INSTRUCTION
Pictures aside, quote the whole listing exactly.

AVAILABLE DATA
------
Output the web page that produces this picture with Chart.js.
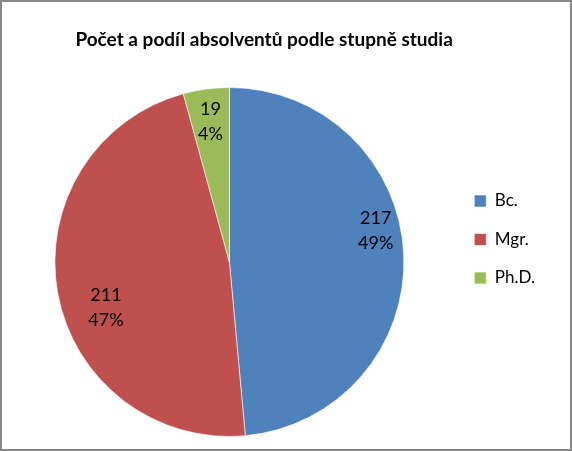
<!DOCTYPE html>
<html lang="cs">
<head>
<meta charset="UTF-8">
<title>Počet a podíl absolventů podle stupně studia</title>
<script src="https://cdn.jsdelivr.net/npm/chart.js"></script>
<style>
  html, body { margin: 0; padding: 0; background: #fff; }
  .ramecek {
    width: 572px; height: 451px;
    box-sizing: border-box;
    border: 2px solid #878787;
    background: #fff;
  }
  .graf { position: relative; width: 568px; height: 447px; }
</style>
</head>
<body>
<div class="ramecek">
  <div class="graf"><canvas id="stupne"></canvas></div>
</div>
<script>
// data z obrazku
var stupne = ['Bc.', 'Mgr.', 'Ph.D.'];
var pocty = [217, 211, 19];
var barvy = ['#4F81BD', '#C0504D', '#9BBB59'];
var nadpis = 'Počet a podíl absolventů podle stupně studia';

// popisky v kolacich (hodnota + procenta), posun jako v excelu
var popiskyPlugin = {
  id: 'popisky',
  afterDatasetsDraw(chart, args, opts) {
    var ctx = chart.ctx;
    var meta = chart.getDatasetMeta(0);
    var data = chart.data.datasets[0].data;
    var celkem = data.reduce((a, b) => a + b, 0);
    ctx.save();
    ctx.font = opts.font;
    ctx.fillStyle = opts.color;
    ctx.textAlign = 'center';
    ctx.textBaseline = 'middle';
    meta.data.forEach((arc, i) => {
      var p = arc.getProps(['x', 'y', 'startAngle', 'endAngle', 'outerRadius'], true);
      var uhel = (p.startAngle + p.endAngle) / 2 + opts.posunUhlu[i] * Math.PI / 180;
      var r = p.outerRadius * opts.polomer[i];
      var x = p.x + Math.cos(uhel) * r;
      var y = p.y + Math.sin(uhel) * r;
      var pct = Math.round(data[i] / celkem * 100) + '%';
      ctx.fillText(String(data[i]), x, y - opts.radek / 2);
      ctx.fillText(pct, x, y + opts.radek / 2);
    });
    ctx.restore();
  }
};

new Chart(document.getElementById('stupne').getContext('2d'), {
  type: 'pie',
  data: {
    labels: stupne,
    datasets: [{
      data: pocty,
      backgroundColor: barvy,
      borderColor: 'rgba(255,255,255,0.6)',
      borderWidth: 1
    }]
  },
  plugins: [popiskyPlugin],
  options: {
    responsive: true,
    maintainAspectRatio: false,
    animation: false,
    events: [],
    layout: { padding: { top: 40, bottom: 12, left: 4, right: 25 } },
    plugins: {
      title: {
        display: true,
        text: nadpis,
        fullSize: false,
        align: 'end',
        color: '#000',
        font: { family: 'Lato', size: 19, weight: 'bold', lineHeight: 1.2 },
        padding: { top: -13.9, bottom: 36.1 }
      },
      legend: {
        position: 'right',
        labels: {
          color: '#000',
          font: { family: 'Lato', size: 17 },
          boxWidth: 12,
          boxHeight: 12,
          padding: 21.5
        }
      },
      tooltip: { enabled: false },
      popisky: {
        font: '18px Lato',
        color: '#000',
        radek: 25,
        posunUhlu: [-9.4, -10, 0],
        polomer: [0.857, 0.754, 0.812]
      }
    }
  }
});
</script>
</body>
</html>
------
SOLUTION FOR THIS PROBLEM
Output the web page that produces this picture with Chart.js.
<!DOCTYPE html>
<html lang="cs">
<head>
<meta charset="UTF-8">
<title>Počet a podíl absolventů podle stupně studia</title>
<script src="https://cdn.jsdelivr.net/npm/chart.js"></script>
<style>
  html, body { margin: 0; padding: 0; background: #fff; }
  .ramecek {
    width: 572px; height: 451px;
    box-sizing: border-box;
    border: 2px solid #878787;
    background: #fff;
  }
  .graf { position: relative; width: 568px; height: 447px; }
</style>
</head>
<body>
<div class="ramecek">
  <div class="graf"><canvas id="stupne"></canvas></div>
</div>
<script>
// data z obrazku
var stupne = ['Bc.', 'Mgr.', 'Ph.D.'];
var pocty = [217, 211, 19];
var barvy = ['#4F81BD', '#C0504D', '#9BBB59'];
var nadpis = 'Počet a podíl absolventů podle stupně studia';

// popisky v kolacich (hodnota + procenta), posun jako v excelu
var popiskyPlugin = {
  id: 'popisky',
  afterDatasetsDraw(chart, args, opts) {
    var ctx = chart.ctx;
    var meta = chart.getDatasetMeta(0);
    var data = chart.data.datasets[0].data;
    var celkem = data.reduce((a, b) => a + b, 0);
    ctx.save();
    ctx.font = opts.font;
    ctx.fillStyle = opts.color;
    ctx.textAlign = 'center';
    ctx.textBaseline = 'middle';
    meta.data.forEach((arc, i) => {
      var p = arc.getProps(['x', 'y', 'startAngle', 'endAngle', 'outerRadius'], true);
      var uhel = (p.startAngle + p.endAngle) / 2 + opts.posunUhlu[i] * Math.PI / 180;
      var r = p.outerRadius * opts.polomer[i];
      var x = p.x + Math.cos(uhel) * r;
      var y = p.y + Math.sin(uhel) * r;
      var pct = Math.round(data[i] / celkem * 100) + '%';
      ctx.fillText(String(data[i]), x, y - opts.radek / 2);
      ctx.fillText(pct, x, y + opts.radek / 2);
    });
    ctx.restore();
  }
};

new Chart(document.getElementById('stupne').getContext('2d'), {
  type: 'pie',
  data: {
    labels: stupne,
    datasets: [{
      data: pocty,
      backgroundColor: barvy,
      borderColor: 'rgba(255,255,255,0.6)',
      borderWidth: 1
    }]
  },
  plugins: [popiskyPlugin],
  options: {
    responsive: true,
    maintainAspectRatio: false,
    animation: false,
    events: [],
    layout: { padding: { top: 40, bottom: 12, left: 4, right: 25 } },
    plugins: {
      title: {
        display: true,
        text: nadpis,
        fullSize: false,
        align: 'end',
        color: '#000',
        font: { family: 'Lato', size: 19, weight: 'bold', lineHeight: 1.2 },
        padding: { top: -13.9, bottom: 36.1 }
      },
      legend: {
        position: 'right',
        labels: {
          color: '#000',
          font: { family: 'Lato', size: 17 },
          boxWidth: 12,
          boxHeight: 12,
          padding: 21.5
        }
      },
      tooltip: { enabled: false },
      popisky: {
        font: '18px Lato',
        color: '#000',
        radek: 25,
        posunUhlu: [-9.4, -10, 0],
        polomer: [0.857, 0.754, 0.812]
      }
    }
  }
});
</script>
</body>
</html>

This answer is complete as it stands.